## Required task
Starting at the first line of the data, print each line verbatim up to and including the line bearing "const sliceColors = ['#fb464c', '#40bdb5', '#fdb05c'];", omitting pictures.

## Dataset content
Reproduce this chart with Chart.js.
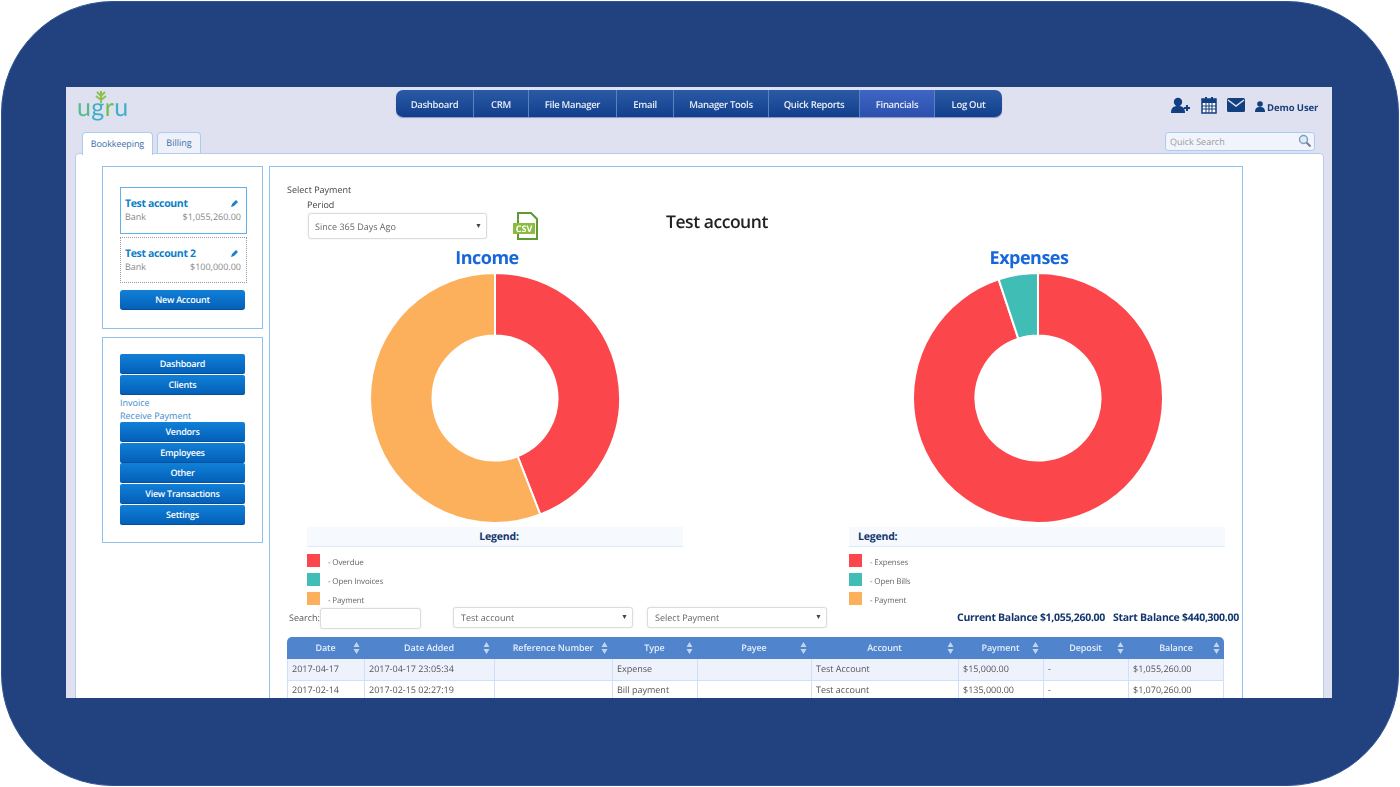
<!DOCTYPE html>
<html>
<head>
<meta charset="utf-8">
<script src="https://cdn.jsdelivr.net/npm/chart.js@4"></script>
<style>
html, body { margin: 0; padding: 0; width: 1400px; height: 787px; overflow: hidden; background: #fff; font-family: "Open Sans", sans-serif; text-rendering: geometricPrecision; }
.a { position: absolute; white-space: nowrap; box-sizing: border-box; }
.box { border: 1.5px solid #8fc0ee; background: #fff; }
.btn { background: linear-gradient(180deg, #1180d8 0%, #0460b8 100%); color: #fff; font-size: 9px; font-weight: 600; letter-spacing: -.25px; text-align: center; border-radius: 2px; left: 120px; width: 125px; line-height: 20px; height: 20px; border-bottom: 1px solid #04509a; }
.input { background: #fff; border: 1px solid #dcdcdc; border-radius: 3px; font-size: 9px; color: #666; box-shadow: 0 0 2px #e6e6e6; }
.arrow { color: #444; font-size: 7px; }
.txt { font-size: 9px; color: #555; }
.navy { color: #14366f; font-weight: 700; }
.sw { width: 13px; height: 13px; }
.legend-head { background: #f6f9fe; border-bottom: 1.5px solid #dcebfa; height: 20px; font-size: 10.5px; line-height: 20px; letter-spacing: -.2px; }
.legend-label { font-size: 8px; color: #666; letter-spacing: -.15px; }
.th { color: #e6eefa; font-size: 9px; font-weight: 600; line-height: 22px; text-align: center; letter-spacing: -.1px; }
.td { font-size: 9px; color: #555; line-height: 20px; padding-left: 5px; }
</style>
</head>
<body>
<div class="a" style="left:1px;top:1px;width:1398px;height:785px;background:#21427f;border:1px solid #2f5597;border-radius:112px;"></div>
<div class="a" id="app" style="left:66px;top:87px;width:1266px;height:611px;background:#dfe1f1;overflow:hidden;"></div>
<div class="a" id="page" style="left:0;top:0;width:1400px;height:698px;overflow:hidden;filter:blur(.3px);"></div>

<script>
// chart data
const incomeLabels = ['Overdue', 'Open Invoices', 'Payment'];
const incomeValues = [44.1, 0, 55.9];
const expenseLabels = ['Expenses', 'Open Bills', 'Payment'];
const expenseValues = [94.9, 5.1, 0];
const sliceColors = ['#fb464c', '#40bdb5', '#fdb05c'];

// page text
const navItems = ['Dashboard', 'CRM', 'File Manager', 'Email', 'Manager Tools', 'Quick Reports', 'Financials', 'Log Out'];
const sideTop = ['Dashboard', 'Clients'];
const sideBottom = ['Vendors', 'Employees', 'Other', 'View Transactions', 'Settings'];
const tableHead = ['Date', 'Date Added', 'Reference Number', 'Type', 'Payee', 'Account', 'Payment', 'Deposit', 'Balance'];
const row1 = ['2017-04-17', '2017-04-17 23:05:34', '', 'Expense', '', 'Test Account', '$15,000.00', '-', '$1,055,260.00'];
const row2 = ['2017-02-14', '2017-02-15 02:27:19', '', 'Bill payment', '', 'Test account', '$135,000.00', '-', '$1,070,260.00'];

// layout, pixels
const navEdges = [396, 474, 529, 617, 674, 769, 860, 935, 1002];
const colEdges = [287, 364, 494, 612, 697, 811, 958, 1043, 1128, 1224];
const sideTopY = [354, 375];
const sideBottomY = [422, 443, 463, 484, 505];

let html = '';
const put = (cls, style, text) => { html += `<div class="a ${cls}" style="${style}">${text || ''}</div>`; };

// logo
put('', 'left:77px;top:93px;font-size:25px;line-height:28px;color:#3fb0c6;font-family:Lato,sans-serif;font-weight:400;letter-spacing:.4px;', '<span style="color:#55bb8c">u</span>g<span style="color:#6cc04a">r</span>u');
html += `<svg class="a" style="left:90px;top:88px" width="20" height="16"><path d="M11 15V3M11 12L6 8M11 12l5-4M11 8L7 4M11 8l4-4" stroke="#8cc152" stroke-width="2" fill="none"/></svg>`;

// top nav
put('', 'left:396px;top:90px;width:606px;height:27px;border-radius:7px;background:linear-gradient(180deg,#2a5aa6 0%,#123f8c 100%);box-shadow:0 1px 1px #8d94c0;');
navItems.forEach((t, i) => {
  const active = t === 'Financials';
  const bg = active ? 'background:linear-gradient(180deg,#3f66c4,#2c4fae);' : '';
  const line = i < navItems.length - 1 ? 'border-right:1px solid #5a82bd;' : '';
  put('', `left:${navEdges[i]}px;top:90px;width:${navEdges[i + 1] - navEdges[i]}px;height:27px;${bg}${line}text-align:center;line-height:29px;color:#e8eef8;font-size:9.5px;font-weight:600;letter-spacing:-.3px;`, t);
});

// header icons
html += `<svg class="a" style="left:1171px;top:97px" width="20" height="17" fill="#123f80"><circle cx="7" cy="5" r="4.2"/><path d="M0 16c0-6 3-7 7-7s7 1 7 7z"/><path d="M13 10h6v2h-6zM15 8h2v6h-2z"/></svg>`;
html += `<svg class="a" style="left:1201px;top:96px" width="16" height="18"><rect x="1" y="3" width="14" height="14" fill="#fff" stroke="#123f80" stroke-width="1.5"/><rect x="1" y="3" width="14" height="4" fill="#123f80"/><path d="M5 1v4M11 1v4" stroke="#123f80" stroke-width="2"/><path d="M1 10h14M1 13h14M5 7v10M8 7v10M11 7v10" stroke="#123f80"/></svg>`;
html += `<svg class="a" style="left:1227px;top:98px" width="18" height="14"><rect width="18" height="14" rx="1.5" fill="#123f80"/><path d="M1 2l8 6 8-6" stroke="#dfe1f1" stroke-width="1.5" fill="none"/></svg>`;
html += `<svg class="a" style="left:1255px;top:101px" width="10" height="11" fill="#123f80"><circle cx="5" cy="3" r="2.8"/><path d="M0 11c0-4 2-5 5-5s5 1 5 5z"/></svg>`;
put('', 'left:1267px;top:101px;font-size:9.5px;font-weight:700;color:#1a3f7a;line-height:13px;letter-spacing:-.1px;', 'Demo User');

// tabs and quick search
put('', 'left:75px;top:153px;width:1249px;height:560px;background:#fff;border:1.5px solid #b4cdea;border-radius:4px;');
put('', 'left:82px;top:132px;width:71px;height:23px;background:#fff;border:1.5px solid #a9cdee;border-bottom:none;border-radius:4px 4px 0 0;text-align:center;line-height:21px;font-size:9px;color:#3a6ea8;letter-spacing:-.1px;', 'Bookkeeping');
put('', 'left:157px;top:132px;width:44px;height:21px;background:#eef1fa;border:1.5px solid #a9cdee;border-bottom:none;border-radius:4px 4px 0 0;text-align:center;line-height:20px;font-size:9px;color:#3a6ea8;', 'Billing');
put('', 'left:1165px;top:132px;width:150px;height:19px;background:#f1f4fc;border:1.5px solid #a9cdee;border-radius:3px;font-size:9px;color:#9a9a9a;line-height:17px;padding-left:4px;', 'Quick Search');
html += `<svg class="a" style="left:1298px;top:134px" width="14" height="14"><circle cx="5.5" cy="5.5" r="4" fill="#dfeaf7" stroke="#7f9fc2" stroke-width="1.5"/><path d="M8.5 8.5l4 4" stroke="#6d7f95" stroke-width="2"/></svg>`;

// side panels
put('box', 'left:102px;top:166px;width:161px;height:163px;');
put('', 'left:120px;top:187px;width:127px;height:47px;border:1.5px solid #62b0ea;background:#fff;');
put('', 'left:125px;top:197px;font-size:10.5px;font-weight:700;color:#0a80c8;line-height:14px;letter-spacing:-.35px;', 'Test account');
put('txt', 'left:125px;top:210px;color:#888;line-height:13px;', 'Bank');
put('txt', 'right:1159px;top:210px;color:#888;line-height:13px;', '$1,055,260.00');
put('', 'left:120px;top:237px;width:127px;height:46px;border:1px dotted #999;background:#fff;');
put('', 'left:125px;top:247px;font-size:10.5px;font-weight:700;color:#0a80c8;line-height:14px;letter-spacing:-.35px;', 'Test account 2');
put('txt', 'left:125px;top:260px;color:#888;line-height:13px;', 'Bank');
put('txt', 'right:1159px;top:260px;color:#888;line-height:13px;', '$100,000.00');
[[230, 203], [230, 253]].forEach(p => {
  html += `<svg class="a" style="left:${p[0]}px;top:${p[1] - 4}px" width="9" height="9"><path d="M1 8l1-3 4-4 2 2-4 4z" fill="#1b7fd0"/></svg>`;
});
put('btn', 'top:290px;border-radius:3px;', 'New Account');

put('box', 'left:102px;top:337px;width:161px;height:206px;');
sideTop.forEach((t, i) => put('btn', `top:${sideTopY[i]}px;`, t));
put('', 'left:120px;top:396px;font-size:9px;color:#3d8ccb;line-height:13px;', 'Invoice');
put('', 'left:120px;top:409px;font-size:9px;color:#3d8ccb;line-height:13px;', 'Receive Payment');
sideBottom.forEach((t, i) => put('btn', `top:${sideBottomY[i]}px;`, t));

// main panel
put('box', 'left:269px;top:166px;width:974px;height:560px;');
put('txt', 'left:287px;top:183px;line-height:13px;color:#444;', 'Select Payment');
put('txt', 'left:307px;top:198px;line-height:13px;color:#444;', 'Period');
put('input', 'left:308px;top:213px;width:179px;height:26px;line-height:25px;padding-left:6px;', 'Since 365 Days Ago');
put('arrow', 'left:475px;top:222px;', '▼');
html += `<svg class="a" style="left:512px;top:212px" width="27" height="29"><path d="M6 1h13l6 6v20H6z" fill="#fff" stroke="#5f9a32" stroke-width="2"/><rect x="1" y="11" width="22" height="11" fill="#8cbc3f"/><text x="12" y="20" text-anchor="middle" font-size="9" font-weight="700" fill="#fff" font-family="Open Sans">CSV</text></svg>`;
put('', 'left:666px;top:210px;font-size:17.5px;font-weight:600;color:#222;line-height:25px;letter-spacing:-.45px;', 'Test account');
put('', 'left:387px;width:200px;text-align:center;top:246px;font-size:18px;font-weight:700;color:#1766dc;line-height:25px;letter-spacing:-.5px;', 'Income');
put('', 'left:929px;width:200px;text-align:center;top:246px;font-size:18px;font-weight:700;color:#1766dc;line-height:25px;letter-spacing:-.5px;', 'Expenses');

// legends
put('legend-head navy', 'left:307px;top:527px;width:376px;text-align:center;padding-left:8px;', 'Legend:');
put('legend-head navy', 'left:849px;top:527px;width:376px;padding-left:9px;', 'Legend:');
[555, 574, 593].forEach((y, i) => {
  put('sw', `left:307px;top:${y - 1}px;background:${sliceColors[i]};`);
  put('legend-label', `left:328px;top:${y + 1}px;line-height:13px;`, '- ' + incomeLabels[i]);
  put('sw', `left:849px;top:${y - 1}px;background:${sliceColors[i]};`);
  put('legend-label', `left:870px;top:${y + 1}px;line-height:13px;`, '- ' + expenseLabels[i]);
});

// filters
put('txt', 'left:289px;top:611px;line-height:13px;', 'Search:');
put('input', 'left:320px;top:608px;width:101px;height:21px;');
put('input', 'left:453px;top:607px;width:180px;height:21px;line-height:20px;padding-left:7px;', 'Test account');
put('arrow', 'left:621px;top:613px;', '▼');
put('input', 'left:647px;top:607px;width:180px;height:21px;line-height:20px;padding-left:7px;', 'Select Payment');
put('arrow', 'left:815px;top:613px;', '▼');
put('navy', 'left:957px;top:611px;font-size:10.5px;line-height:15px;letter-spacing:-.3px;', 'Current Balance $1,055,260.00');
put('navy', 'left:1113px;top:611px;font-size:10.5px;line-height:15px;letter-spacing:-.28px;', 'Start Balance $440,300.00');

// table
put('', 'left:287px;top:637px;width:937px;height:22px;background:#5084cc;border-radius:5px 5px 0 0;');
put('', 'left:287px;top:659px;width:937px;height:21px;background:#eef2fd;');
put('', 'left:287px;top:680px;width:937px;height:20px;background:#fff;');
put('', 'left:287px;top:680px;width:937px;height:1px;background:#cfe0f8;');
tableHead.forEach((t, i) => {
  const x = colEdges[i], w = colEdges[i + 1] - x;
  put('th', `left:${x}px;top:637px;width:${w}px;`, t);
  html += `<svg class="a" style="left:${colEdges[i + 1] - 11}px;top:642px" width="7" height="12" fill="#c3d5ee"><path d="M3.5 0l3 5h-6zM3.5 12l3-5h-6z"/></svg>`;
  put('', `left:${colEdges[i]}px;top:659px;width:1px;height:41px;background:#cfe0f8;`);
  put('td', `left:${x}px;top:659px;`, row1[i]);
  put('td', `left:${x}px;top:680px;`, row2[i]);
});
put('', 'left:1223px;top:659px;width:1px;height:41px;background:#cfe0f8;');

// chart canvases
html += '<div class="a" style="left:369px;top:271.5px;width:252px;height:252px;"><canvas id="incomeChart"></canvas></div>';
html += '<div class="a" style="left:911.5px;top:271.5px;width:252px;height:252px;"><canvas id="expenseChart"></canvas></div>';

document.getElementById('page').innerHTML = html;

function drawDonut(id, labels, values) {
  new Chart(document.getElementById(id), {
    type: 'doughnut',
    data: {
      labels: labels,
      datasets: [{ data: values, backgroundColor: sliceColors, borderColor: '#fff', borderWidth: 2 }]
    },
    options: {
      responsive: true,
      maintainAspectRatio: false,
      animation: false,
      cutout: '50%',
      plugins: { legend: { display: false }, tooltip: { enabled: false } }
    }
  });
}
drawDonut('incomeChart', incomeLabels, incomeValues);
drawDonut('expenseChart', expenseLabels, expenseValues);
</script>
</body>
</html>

## Written response
Reproduce this chart with Chart.js.
<!DOCTYPE html>
<html>
<head>
<meta charset="utf-8">
<script src="https://cdn.jsdelivr.net/npm/chart.js@4"></script>
<style>
html, body { margin: 0; padding: 0; width: 1400px; height: 787px; overflow: hidden; background: #fff; font-family: "Open Sans", sans-serif; text-rendering: geometricPrecision; }
.a { position: absolute; white-space: nowrap; box-sizing: border-box; }
.box { border: 1.5px solid #8fc0ee; background: #fff; }
.btn { background: linear-gradient(180deg, #1180d8 0%, #0460b8 100%); color: #fff; font-size: 9px; font-weight: 600; letter-spacing: -.25px; text-align: center; border-radius: 2px; left: 120px; width: 125px; line-height: 20px; height: 20px; border-bottom: 1px solid #04509a; }
.input { background: #fff; border: 1px solid #dcdcdc; border-radius: 3px; font-size: 9px; color: #666; box-shadow: 0 0 2px #e6e6e6; }
.arrow { color: #444; font-size: 7px; }
.txt { font-size: 9px; color: #555; }
.navy { color: #14366f; font-weight: 700; }
.sw { width: 13px; height: 13px; }
.legend-head { background: #f6f9fe; border-bottom: 1.5px solid #dcebfa; height: 20px; font-size: 10.5px; line-height: 20px; letter-spacing: -.2px; }
.legend-label { font-size: 8px; color: #666; letter-spacing: -.15px; }
.th { color: #e6eefa; font-size: 9px; font-weight: 600; line-height: 22px; text-align: center; letter-spacing: -.1px; }
.td { font-size: 9px; color: #555; line-height: 20px; padding-left: 5px; }
</style>
</head>
<body>
<div class="a" style="left:1px;top:1px;width:1398px;height:785px;background:#21427f;border:1px solid #2f5597;border-radius:112px;"></div>
<div class="a" id="app" style="left:66px;top:87px;width:1266px;height:611px;background:#dfe1f1;overflow:hidden;"></div>
<div class="a" id="page" style="left:0;top:0;width:1400px;height:698px;overflow:hidden;filter:blur(.3px);"></div>

<script>
// chart data
const incomeLabels = ['Overdue', 'Open Invoices', 'Payment'];
const incomeValues = [44.1, 0, 55.9];
const expenseLabels = ['Expenses', 'Open Bills', 'Payment'];
const expenseValues = [94.9, 5.1, 0];
const sliceColors = ['#fb464c', '#40bdb5', '#fdb05c'];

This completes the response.